In the wake of the onset of COVID-19, cleaning products suddenly became red-hot commodities. Bleach was in high demand as families sought to reduce infection risks in their homes. All of this gave an unexpected boost to Clorox’s business for a while.

Apparently, it also boosted the Clorox share price for a few months. In August of 2020, the stock jumped into the $230s, seemingly on a rocket ride toward $250 and beyond.

Fast-forward to mid-2022, and we can see that the rally in Clorox stock wasn’t destined to last forever. Not long ago, the shares traded in the $130s, representing a significant discount. Cushioning the blow for Clorox’s long-term investors, however, is the fact that the company pays a nice dividend.

Currently, Clorox offers a forward annual dividend yield of 3.34%. Thus, long-term shareholders can leverage the magic of compounding if they choose to reinvest the dividends into more Clorox stock shares. In any case, income-focused investors should consider the stock as there doesn’t seem to be any imminent signs of major dividend cuts from Clorox.

On the other hand, some folks might be concerned about the demand for household cleaning products waning now that the initial COVID-19 cleaning frenzy has all but diminished. There’s also concern about inflation, which has put a damper on consumer behavior, in general.

However, in a shareholder letter for Clorox’s third quarter of FY2022, CEO Lisa Rendle reassured the company’s stakeholders that “Category momentum is strong compared to pre-pandemic levels, bolstered by consumer-trend tailwinds, with demand remaining robust in the third quarter.” In other words, people are still buying household cleaning products despite high inflation and the waning of the COVID-19 cleaning trends.

No Signs of Stress

Meanwhile, in a blog post from Clorox, Rendle helped to quell investors’ concerns about supply-chain disruptions. She reported that Clorox is “Aggressively managing all aspects of our cost structure, including making progress in optimizing our supply chain as we’ve transitioned external manufacturing from a large group of co-manufacturers to a few strategic suppliers.”

Along with that, in Clorox’s prepared management remarks, Rendle has acknowledged that consumers are under pressure due to inflation but still asserted that “demand remains resilient, and they have responded well to our pricing actions.” Perhaps most importantly, the CEO declared that Clorox isn’t “seeing signs of stress in our categories, which have remained healthy in the third quarter.”

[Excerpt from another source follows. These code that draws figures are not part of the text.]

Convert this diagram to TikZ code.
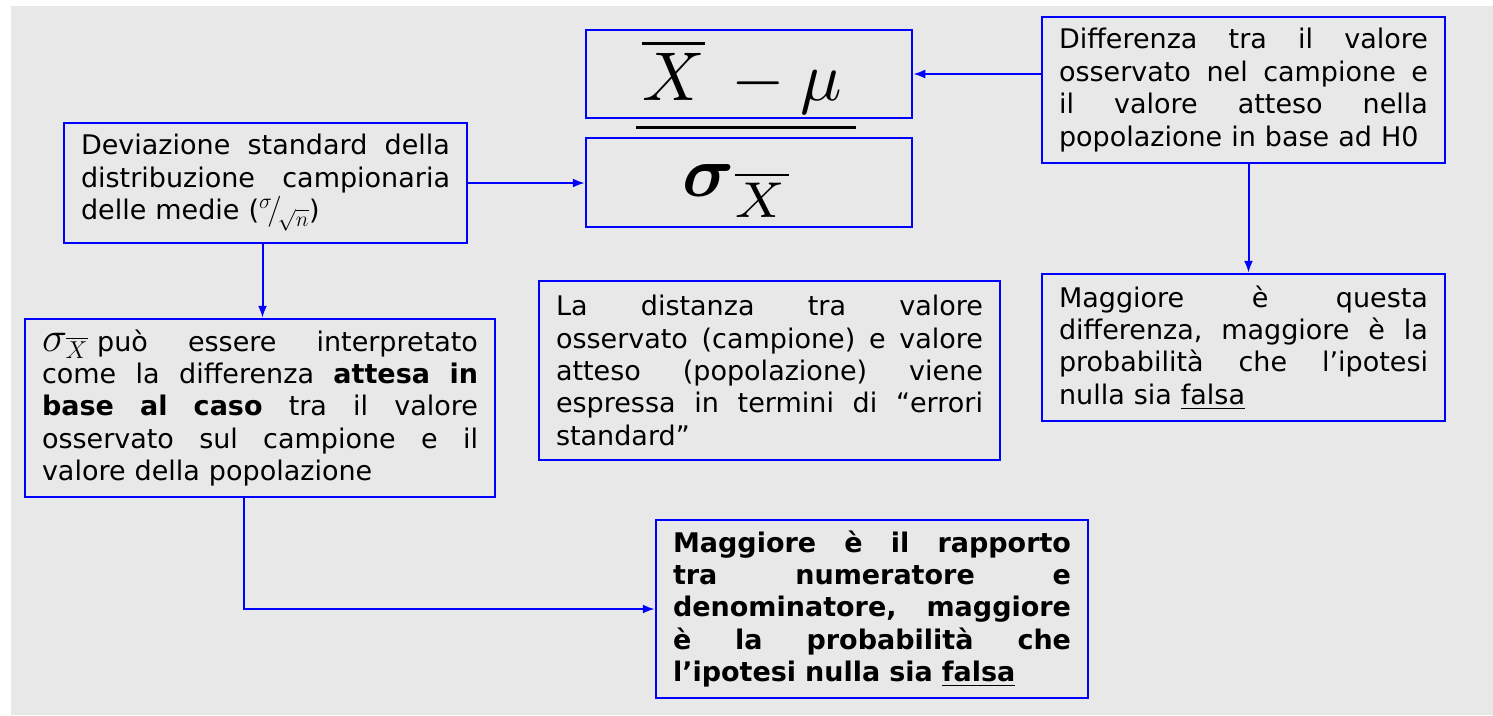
\documentclass[tikz,border=0pt]{standalone}
\usepackage{amsmath}
\usepackage{graphicx}
\usepackage{fontspec}
\setmainfont{DejaVu Sans}
\usetikzlibrary{arrows.meta}
\newlength\jw
\newcommand\jwset[1]{\setlength{\jw}{#1}\setlength{\parindent}{0pt}}
\newcommand\jl[1]{\makebox[\jw]{#1}\par}
\definecolor{bgc}{RGB}{232,232,232}
\definecolor{bl}{RGB}{0,0,255}
\tikzset{
  box/.style={draw=bl, line width=2.5pt, inner xsep=17pt, inner ysep=0pt,
    font=\fontsize{27}{32.4}\selectfont},
  arr/.style={draw=bl, line width=2pt, -{Latex[length=12pt,width=9pt]}},
}
\begin{document}
\begin{tikzpicture}[x=1pt,y=-1pt]
\useasboundingbox (0,0) rectangle (1493,715);
\fill[bgc] (11,6) rectangle (1493,715);

% fraction boxes
\node[box, minimum width=326pt, minimum height=88pt] (num) at (749,74) {};
\node[box, minimum width=326pt, minimum height=89pt] (den) at (749,182.5) {};
\node[anchor=base, inner sep=0pt] (numtxt) at (742,100)
  {\scalebox{6.9}{$\overline{X}\,-\mu$}};
\node[anchor=base, inner sep=0pt] (dentxt) at (736,196)
  {\scalebox{7.2}{$\boldsymbol{\sigma}_{\overline{X}}$}};
\draw[line width=3pt] (636,127) -- (856,127);

% text boxes
\node[box, text width=369pt, minimum height=120pt] (dev) at (265.5,183) {\jwset{369pt}%
\jl{Deviazione\hfill standard\hfill della}
\jl{distribuzione\hfill campionaria}
delle medie (\scalebox{1.25}{${}^{\sigma}\!/_{\!\sqrt{n}}$})};

\node[box, text width=436pt, minimum height=178pt] (sbox) at (260,408) {\jwset{436pt}%
\jl{\scalebox{1.7}{$\sigma_{\scriptscriptstyle\overline{X}}$}\ può\hfill essere\hfill interpretato}
\jl{come\hfill la\hfill differenza\hfill \textbf{attesa}\hfill \textbf{in}}
\jl{\textbf{base}\hfill \textbf{al}\hfill \textbf{caso}\hfill tra\hfill il\hfill valore}
\jl{osservato\hfill sul\hfill campione\hfill e\hfill il}
valore della popolazione};

\node[box, text width=369pt, minimum height=146pt] (diff) at (1243.5,90) {\jwset{369pt}%
\jl{Differenza\hfill tra\hfill il\hfill valore}
\jl{osservato\hfill nel\hfill campione\hfill e}
\jl{il\hfill valore\hfill atteso\hfill nella}
popolazione in base ad H0};

\node[box, text width=369pt, minimum height=147pt] (mag) at (1243.5,347.5) {\jwset{369pt}%
\jl{Maggiore\hfill è\hfill questa}
\jl{differenza,\hfill maggiore\hfill è\hfill la}
\jl{probabilità\hfill che\hfill l’ipotesi}
nulla sia \underline{falsa}};

\node[box, text width=427pt, minimum height=179pt] (dist) at (769.5,370.5) {\jwset{427pt}%
\jl{La\hfill distanza\hfill tra\hfill valore}
\jl{osservato\hfill (campione)\hfill e\hfill valore}
\jl{atteso\hfill (popolazione)\hfill viene}
\jl{espressa\hfill in\hfill termini\hfill di\hfill “errori}
standard”};

\node[box, text width=398pt, minimum height=178pt, font=\fontsize{27}{32.4}\selectfont\bfseries] (bold) at (872,609) {\jwset{398pt}%
\jl{Maggiore\hfill è\hfill il\hfill rapporto}
\jl{tra\hfill numeratore\hfill e}
\jl{denominatore,\hfill maggiore}
\jl{è\hfill la\hfill probabilità\hfill che}
l’ipotesi nulla sia \underline{falsa}};

% connectors
\draw[arr] (diff.west |- num.east) -- (num.east);
\draw[arr] (dev.east) -- (den.west |- dev.east);
\draw[arr] ([xshift=-3pt]dev.south) -- ([xshift=-3pt]dev.south |- sbox.north);
\draw[arr] ([xshift=5pt]diff.south) -- ([xshift=5pt]diff.south |- mag.north);
\draw[arr] ([xshift=-16pt]sbox.south) |- (bold.west);
\end{tikzpicture}
\end{document}
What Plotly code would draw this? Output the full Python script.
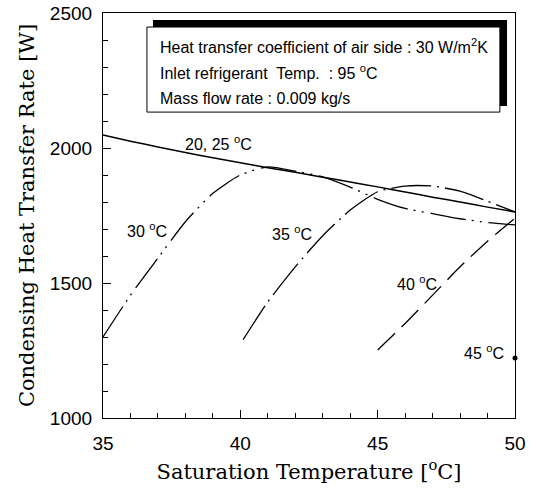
import plotly.graph_objects as go

# ---- data ----
temp_main = [35, 36, 37, 38, 39, 40, 41, 42, 43, 44, 45, 46, 47, 48, 49, 50]
q_20_25 = [2048, 2025, 2004, 1983, 1964, 1945, 1927, 1910, 1892, 1874, 1856, 1837, 1818, 1800, 1781, 1763]

temp_30 = [35, 36, 37, 38, 39, 40, 41, 42, 43, 44, 45, 46, 47, 48, 49, 50]
q_30 = [1300, 1455, 1592, 1727, 1832, 1900, 1930, 1914, 1893, 1855, 1810, 1776, 1757, 1738, 1724, 1715]

temp_35 = [40.1, 41, 42, 43, 44, 45, 46, 47, 48, 49, 50]
q_35 = [1290, 1430, 1560, 1675, 1770, 1838, 1859, 1859, 1840, 1803, 1763]

temp_40 = [45, 46, 47, 48, 49, 50]
q_40 = [1252, 1350, 1455, 1560, 1655, 1740]

temp_45 = [50]
q_45 = [1222]

x_tick_vals = [35, 40, 45, 50]
y_tick_vals = [1000, 1500, 2000, 2500]

series_labels = ["20, 25 <sup>o</sup>C", "30 <sup>o</sup>C", "35 <sup>o</sup>C", "40 <sup>o</sup>C", "45 <sup>o</sup>C"]
info_lines = [
    "Heat transfer coefficient of air side : 30 W/m<sup>2</sup>K",
    "Inlet refrigerant  Temp.  : 95 <sup>o</sup>C",
    "Mass flow rate : 0.009 kg/s",
]

SANS = "Arial, Liberation Sans, sans-serif"
SERIF = "DejaVu Serif, serif"

fig = go.Figure()
lw = 1.3
fig.add_trace(go.Scatter(x=temp_main, y=q_20_25, mode="lines", line=dict(color="black", width=1.5, shape="spline", smoothing=0.6)))
fig.add_trace(go.Scatter(x=temp_30, y=q_30, mode="lines",
                         line=dict(color="black", width=lw, shape="spline", smoothing=0.6,
                                   dash="36px,6px,2px,6px,2px,7px")))
fig.add_trace(go.Scatter(x=temp_35, y=q_35, mode="lines",
                         line=dict(color="black", width=lw, shape="spline", smoothing=0.6,
                                   dash="40px,6px,2px,6px")))
fig.add_trace(go.Scatter(x=temp_40, y=q_40, mode="lines",
                         line=dict(color="black", width=lw, shape="spline", smoothing=0.6,
                                   dash="24px,9px")))
fig.add_trace(go.Scatter(x=temp_45, y=q_45, mode="markers", cliponaxis=False,
                         marker=dict(color="black", size=5)))

# info box: shadow + white box
fig.add_shape(type="rect", xref="x", yref="y", x0=36.82, x1=49.71, y0=2156, y1=2474,
              fillcolor="black", line=dict(width=0), layer="above")
fig.add_shape(type="rect", xref="x", yref="y", x0=36.60, x1=49.45, y0=2133, y1=2448,
              fillcolor="white", line=dict(color="black", width=1), layer="above")

info_y = [2378, 2281, 2185]
for txt, yy in zip(info_lines, info_y):
    fig.add_annotation(x=37.0, y=yy, xref="x", yref="y", text=txt, showarrow=False,
                       xanchor="left", yanchor="middle", font=dict(family=SANS, size=16, color="black"))

label_pos = [(39.19, 2018), (36.6, 1696), (41.88, 1685), (46.43, 1500), (48.87, 1244)]
for txt, (xx, yy) in zip(series_labels, label_pos):
    fig.add_annotation(x=xx, y=yy, xref="x", yref="y", text=txt, showarrow=False,
                       xanchor="center", yanchor="middle", font=dict(family=SANS, size=16, color="black"))

fig.update_layout(
    width=537, height=496,
    margin=dict(l=103, r=22, t=13, b=78, autoexpand=False),
    paper_bgcolor="white", plot_bgcolor="white",
    showlegend=False,
    font=dict(family=SANS, size=19, color="black"),
)
fig.update_xaxes(
    range=[35, 50], tickvals=x_tick_vals, ticktext=[str(v) for v in x_tick_vals],
    automargin=False,
    showgrid=False, zeroline=False, showline=True, linecolor="black", linewidth=1.2, mirror=True,
    ticks="inside", ticklen=8, tickcolor="black", tickwidth=1.2, ticklabelstandoff=8,
    minor=dict(dtick=1, ticks="inside", ticklen=5, tickcolor="black", tickwidth=1, showgrid=False),
    tickfont=dict(family=SANS, size=19),
    title=dict(text="Saturation Temperature [<sup>o</sup>C]", font=dict(family=SERIF, size=21), standoff=11),
)
fig.update_yaxes(
    range=[1000, 2500], tickvals=y_tick_vals, ticktext=[str(v) for v in y_tick_vals],
    automargin=False,
    showgrid=False, zeroline=False, showline=True, linecolor="black", linewidth=1.2, mirror=True,
    ticks="inside", ticklen=8, tickcolor="black", tickwidth=1.2, ticklabelstandoff=6,
    minor=dict(dtick=100, ticks="inside", ticklen=5, tickcolor="black", tickwidth=1, showgrid=False),
    tickfont=dict(family=SANS, size=19),
    title=dict(text="Condensing Heat Transfer Rate [W]", font=dict(family=SERIF, size=21), standoff=9),
)

fig.write_html("out.html")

Do the numbers support a bullish stance on Clorox stock now? In Q3 of FY2022, Clorox increased its net sales 2% year-over-year to $1.8 billion. This was roughly in-line with what analysts on Wall Street had expected. So far, everything seems fine.

That same quarter, Clorox posted adjusted earnings of $1.31 per share. On a year-over-year basis, this unfortunately represents a decrease of 19%. Still, the result exceeded the analysts’ consensus estimate of 97 cents per share. Again, Clorox seems to be doing respectably well.

Looking ahead to full-year fiscal 2022, Clorox has muted expectations. Specifically, the company is modeling a net sales decrease of 1% to 4%. The company is also bracing for full-year adjusted EPS between $4.05 and $4.30, implying a decrease between 41% and 45%.

Prospective investors can react to this forward guidance in a couple of different ways. Sure, they can be worried and avoid Clorox stock and/or dump their shares. Alternatively, they can envision a potentially positive earnings-event surprise in the future as low expectations are easier to live up to.

Wall Street’s Take

According to TipRanks’ analyst rating consensus, CLX is a Moderate Sell, based on four Hold and six Sell ratings. The average Clorox price target is $134.60, implying a 0.24% upside potential.

The Takeaway

Clorox is a widely recognized and trusted brand name among consumers, but investors have valid concerns about inflation and supply-chain issues. However, the company’s CEO remains confident in Clorox’s ability to deal with these issues and deliver value for the company’s shareholders.

So, don’t hesitate to hold some Clorox shares for the long term and reinvest the dividends. If you’re ready to get defensive with a spotless investment strategy, Clorox stock is exactly what you’re looking for.